NASA ambassador and Star Trek actress Nichelle Nichols put it best when she said that “science is not a boy’s game, it’s not a girl’s game. It’s everyone’s game. It’s about where we are and where we’re going.”
The same is true of engineering. When women are systematically excluded from the game, it affects the whole field. How can we solve the complex problems that society throws at us when we don’t have a diverse cohort of people addressing these problems from every conceivable angle?
That’s why I’m excited to announce today that the Melbourne School of Engineering (MSE) at the University of Melbourne has created five continuing faculty positions for outstanding women academics in engineering and computer science.
These positions are a call to action to drive systemic change in towards gender equity and an inclusive workplace. They will help create more female role models for our students and postdoctoral researchers, diversify our thinking, and encourage participation.
Why are we doing this?
As a young PhD graduate, I was a beneficiary of one of three MSE women-only research fellowships that were explicitly aimed at increasing the number of women researchers, and in the long term leading to more women in senior academic positions. MSE had to fight for the right to offer these fellowships, being hauled into the Victorian Civil and Administrative Tribunal (VCAT) in the process.

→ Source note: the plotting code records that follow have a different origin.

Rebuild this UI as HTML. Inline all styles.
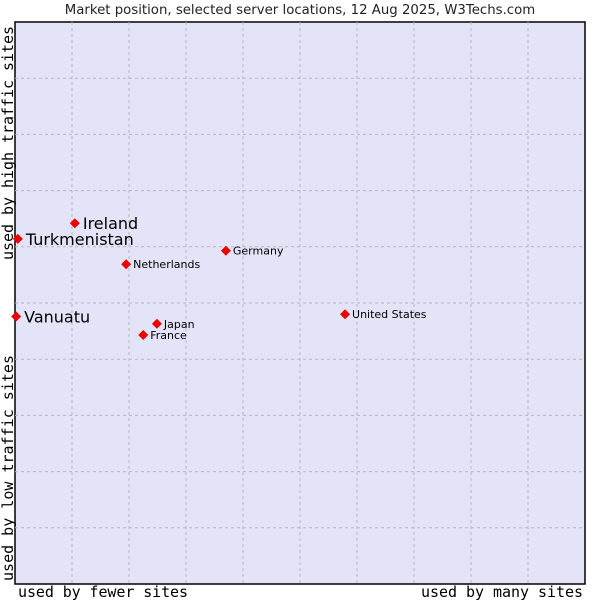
<!DOCTYPE html>
<html><head><meta charset="utf-8"><style>
body{margin:0;background:#fff;width:600px;height:600px;overflow:hidden}
svg text{font-family:"DejaVu Sans","Liberation Sans",sans-serif}
.mono{font-family:"DejaVu Sans Mono","Liberation Mono",monospace}
</style></head><body>
<svg id="chart" width="600" height="600">
<text x="300" y="14" text-anchor="middle" font-size="13.3" fill="#222">Market position, selected server locations, 12 Aug 2025, W3Techs.com</text>
<rect x="15" y="22" width="570" height="562" fill="#e4e4f8" stroke="#000" stroke-width="1.5"/>
<g id="grid"></g>
<g id="points"></g>
<text class="mono" x="18" y="597" font-size="15" fill="#000" textLength="170">used by fewer sites</text>
<text class="mono" x="421" y="597" font-size="15" fill="#000" textLength="162">used by many sites</text>
<text class="mono" transform="translate(13,260) rotate(-90)" font-size="15" fill="#000" textLength="234">used by high traffic sites</text>
<text class="mono" transform="translate(13,581) rotate(-90)" font-size="15" fill="#000" textLength="226">used by low traffic sites</text>
</svg>
<script>
const countries=["Ireland","Turkmenistan","Netherlands","Germany","United States","Vanuatu","Japan","France"];
const xValues=[10.5,0.5,19.5,37.0,57.9,0.2,24.9,22.5];
const yValues=[64.2,61.4,56.9,59.3,48.0,47.6,46.3,44.3];
const bigLabel=[true,true,false,false,false,true,false,false];
const gridTicks=[10,20,30,40,50,60,70,80,90];
const NS="http://www.w3.org/2000/svg";
const X0=15,X1=585,Y0=584,Y1=22;
function sx(v){return X0+v/100*(X1-X0);}
function sy(v){return Y0-v/100*(Y0-Y1);}
const grid=document.getElementById('grid');
gridTicks.forEach(t=>{
  const v=document.createElementNS(NS,'line');
  v.setAttribute('x1',sx(t));v.setAttribute('x2',sx(t));v.setAttribute('y1',Y1);v.setAttribute('y2',Y0);
  v.setAttribute('stroke','#b8b8b8');v.setAttribute('stroke-dasharray','3,3');
  
  
  grid.appendChild(v);
  const h=document.createElementNS(NS,'line');
  h.setAttribute('y1',sy(t));h.setAttribute('y2',sy(t));h.setAttribute('x1',X0);h.setAttribute('x2',X1);
  h.setAttribute('stroke','#b8b8b8');h.setAttribute('stroke-dasharray','3,3');
  
  
  grid.appendChild(h);
});
const pts=document.getElementById('points');
countries.forEach((c,i)=>{
  const x=sx(xValues[i]),y=sy(yValues[i]);
  const d=document.createElementNS(NS,'path');
  d.setAttribute('d',`M${x},${y-5}L${x+5},${y}L${x},${y+5}L${x-5},${y}Z`);
  d.setAttribute('fill','#ee0000');
  
  
  pts.appendChild(d);
  const t=document.createElementNS(NS,'text');
  t.setAttribute('x',x+(bigLabel[i]?8:7));
  t.setAttribute('y',y+(bigLabel[i]?6:4));
  t.setAttribute('font-size',bigLabel[i]?'16':'11');
  t.setAttribute('fill','#000');
  t.textContent=c;
  
  
  pts.appendChild(t);
});
</script>
</body></html>
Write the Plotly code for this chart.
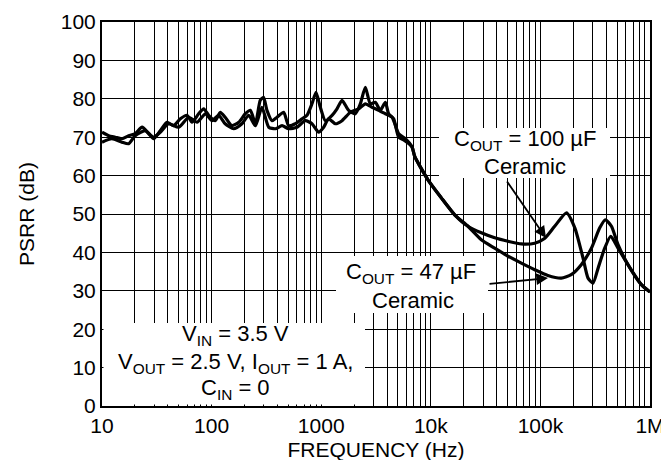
import plotly.graph_objects as go

# ---------------- data ----------------
freq_100 = [10, 11.5, 13.2, 15.2, 17.5, 20.1, 23.2, 26.7, 29.6, 34.0, 39.2, 45.1, 51.9, 59.7,
            66.2, 76.2, 84.7, 94.0, 108, 120, 133, 153, 177, 203, 226, 251, 278, 298, 320,
            356, 395, 455, 505, 581, 668, 742, 824, 897, 982, 1091, 1256, 1394, 1549, 1782,
            2049, 2275, 2528, 2808, 3119, 3465, 3848, 4127, 4584, 5092, 5656, 6733,
            7130, 9420, 12480, 16520, 21830, 28900, 38300, 50600, 67000, 88700, 109000,
            135000, 173000, 206000, 245000, 272000, 302000, 336000, 386000, 438000,
            511000, 630000, 834000, 1000000]
psrr_100 = [71.3, 70.4, 70.0, 69.6, 70.4, 70.9, 72.6, 70.9, 69.6, 71.7, 73.9, 73.0, 74.8, 75.7,
            73.9, 76.1, 77.4, 75.7, 74.3, 76.5, 75.2, 73.0, 73.9, 76.1, 77.0, 73.5, 79.6, 80.4,
            77.0, 74.3, 75.2, 76.5, 73.0, 73.5, 74.8, 75.7, 78.7, 81.7, 77.8, 74.3, 75.7, 77.4,
            79.6, 77.0, 76.1, 78.7, 83.0, 78.7, 79.1, 77.0, 79.1, 76.1, 74.8, 70.0, 69.3, 67.5,
            65.0, 58.9, 54.2, 49.8, 46.8, 45.1, 43.8, 42.9, 42.2, 42.4, 43.6,
            46.8, 50.3, 46.4, 38.5, 33.3, 32.0, 35.9, 41.1, 44.2,
            41.1, 36.8, 31.6, 29.7]

freq_47 = [10, 12.3, 15.2, 17.5, 20.1, 24.8, 29.6, 34.0, 40.5, 50.1, 61.8, 73.6, 87.7, 101,
           116, 133, 159, 189, 218, 251, 288, 332, 382, 439, 505, 601, 716, 824, 948, 1053,
           1170, 1346, 1549, 1845, 2198, 2528, 2908, 3345, 3848, 4427, 5092, 5860, 6733,
           7130, 9420, 12480, 16520, 21830, 28900, 38300, 50600, 67000, 88700, 117000,
           155000, 191000, 236000, 292000, 348000, 392000, 445000, 511000, 630000,
           834000, 1000000]
psrr_47 = [68.7, 69.6, 68.7, 68.3, 70.4, 71.7, 70.0, 71.3, 73.5, 72.6, 75.2, 73.9, 76.1, 74.3,
           75.7, 73.5, 72.2, 73.5, 75.7, 73.0, 77.8, 72.6, 72.2, 73.0, 72.2, 72.6, 74.3, 73.5,
           71.3, 72.6, 74.8, 73.5, 74.3, 76.5, 77.4, 78.7, 77.8, 77.0, 76.1, 75.2, 70.9, 69.6,
           67.5, 65.0, 58.9, 54.2, 49.8, 46.8, 43.3, 41.1, 39.0, 37.2, 35.5, 34.0,
           33.3, 34.2, 36.8, 41.1, 46.4, 48.5, 46.8, 42.0, 36.8,
           31.6, 29.7]

x_tickvals = [m * 10 ** e for e in range(1, 6) for m in range(1, 10)] + [1000000]
x_ticktext = [{10: "10", 100: "100", 1000: "1000", 10000: "10k", 100000: "100k"}.get(v, "")
              for v in x_tickvals[:-1]] + ["1M"]
y_tickvals = [0, 10, 20, 30, 40, 50, 60, 70, 80, 90, 100]

FONT = "Liberation Sans, Arial, Helvetica, sans-serif"
FS = 21
FS_ANN = 22

fig = go.Figure()
for f, p in ((freq_100, psrr_100), (freq_47, psrr_47)):
    fig.add_trace(go.Scatter(x=f, y=p, mode="lines",
                             line=dict(color="black", width=3.2, shape="spline", smoothing=0.6),
                             showlegend=False, hoverinfo="skip"))

W, H = 669, 460
L, R, T, B = 94, 27, 14, 62
pw, ph = W - L - R, H - T - B


def px(x):
    return (x - L) / pw


def py(y):
    return (H - B - y) / ph


# white boxes behind the text
boxes = [(431, 602, 120, 170), (328, 480, 248, 305), (95.5, 357, 315, 396.5)]
for x0, x1, y0, y1 in boxes:
    fig.add_shape(type="rect", xref="paper", yref="paper",
                  x0=px(x0), x1=px(x1), y0=py(y1), y1=py(y0),
                  fillcolor="white", line=dict(width=0), layer="above")

texts = [
    ("C<sub>OUT</sub> = 100 µF", 517, 132),
    ("Ceramic", 517, 158),
    ("C<sub>OUT</sub> = 47 µF", 403, 265),
    ("Ceramic", 405, 292),
    ("V<sub>IN</sub> = 3.5 V", 227, 327),
    ("V<sub>OUT</sub> = 2.5 V, I<sub>OUT</sub> = 1 A,", 227, 355),
    ("C<sub>IN</sub> = 0", 227, 381),
]
for t, x, y in texts:
    fig.add_annotation(text=t, xref="paper", yref="paper", x=px(x), y=py(y),
                       xanchor="center", yanchor="middle", showarrow=False,
                       font=dict(family=FONT, size=FS_ANN, color="black"))

# arrows: (tip x, tip y, tail x, tail y)
arrows = [(538, 230, 498, 172), (540, 270, 480, 276)]
for tx, ty, sx, sy in arrows:
    fig.add_annotation(text="", xref="paper", yref="paper", x=px(tx), y=py(ty),
                       ax=sx - tx, ay=sy - ty, showarrow=True,
                       arrowhead=2, arrowsize=1.3, arrowwidth=1.8, arrowcolor="black",
                       standoff=0, startstandoff=0)

fig.update_layout(
    width=W, height=H,
    margin=dict(l=L, r=R, t=T, b=B, autoexpand=False),
    paper_bgcolor="white", plot_bgcolor="white",
    font=dict(family=FONT, size=FS, color="black"),
    xaxis=dict(type="log", range=[1, 6], tickvals=x_tickvals, ticktext=x_ticktext,
               showgrid=True, gridcolor="black", gridwidth=1.2,
               showline=True, linecolor="black", linewidth=2, mirror=True,
               ticks="", zeroline=False,
               tickfont=dict(family=FONT, size=FS),
               title=dict(text="FREQUENCY (Hz)", standoff=6,
                          font=dict(family=FONT, size=FS))),
    yaxis=dict(range=[0, 100], tickvals=y_tickvals,
               showgrid=True, gridcolor="black", gridwidth=1.2,
               showline=True, linecolor="black", linewidth=2, mirror=True,
               ticks="", zeroline=False,
               tickfont=dict(family=FONT, size=FS),
               title=dict(text="PSRR (dB)", standoff=20,
                          font=dict(family=FONT, size=FS))),
)

fig.write_html("out.html")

We won that fight. Throughout the three-year fellowship, I was afforded life-changing teaching and research opportunities both in Australia and in the United States of America. These opportunities led to a continuing faculty position, and 10 years later, I’m now the Associate Dean of Diversity and Inclusion, living proof that the fellowship achieved its goal. I would like to pay this forward and inspire a new generation of women academics to reach their aspirations.
When I embarked on that fellowship in 2003, only 15.5 per cent of academic staff here were women. 15 years later, that number is only at 22 per cent.
What this points to is that while we’re continuing to make progress, the fact is that the pace remains painfully slow. Our female staff numbers still lag behind our student numbers: around 30 per cent of our undergraduate and postgraduate students are women.
Diversity in any organisation is good for business. An organisation that is a collective of employees from diverse ethnic backgrounds, generations and genders will give rise to a diversity of opinions and ideas. That, in turn, leads to greater innovations, improved solutions and a stronger bottom line.
Evidence-based research shows that strong numbers of continuing women academic staff will reduce attrition rates through the academic career pipeline, and will increase the number of female undergraduate students, graduate students and postdoctoral researchers.
They are looked to as role models, mentors, and peer-mentors.
This isn’t just about bringing women in through the front door. MSE is committed not just to diversity, but also inclusion. Retention studies have found that women are more likely than men to cite family-related issues as reasons for leaving careers. Academia is no exception.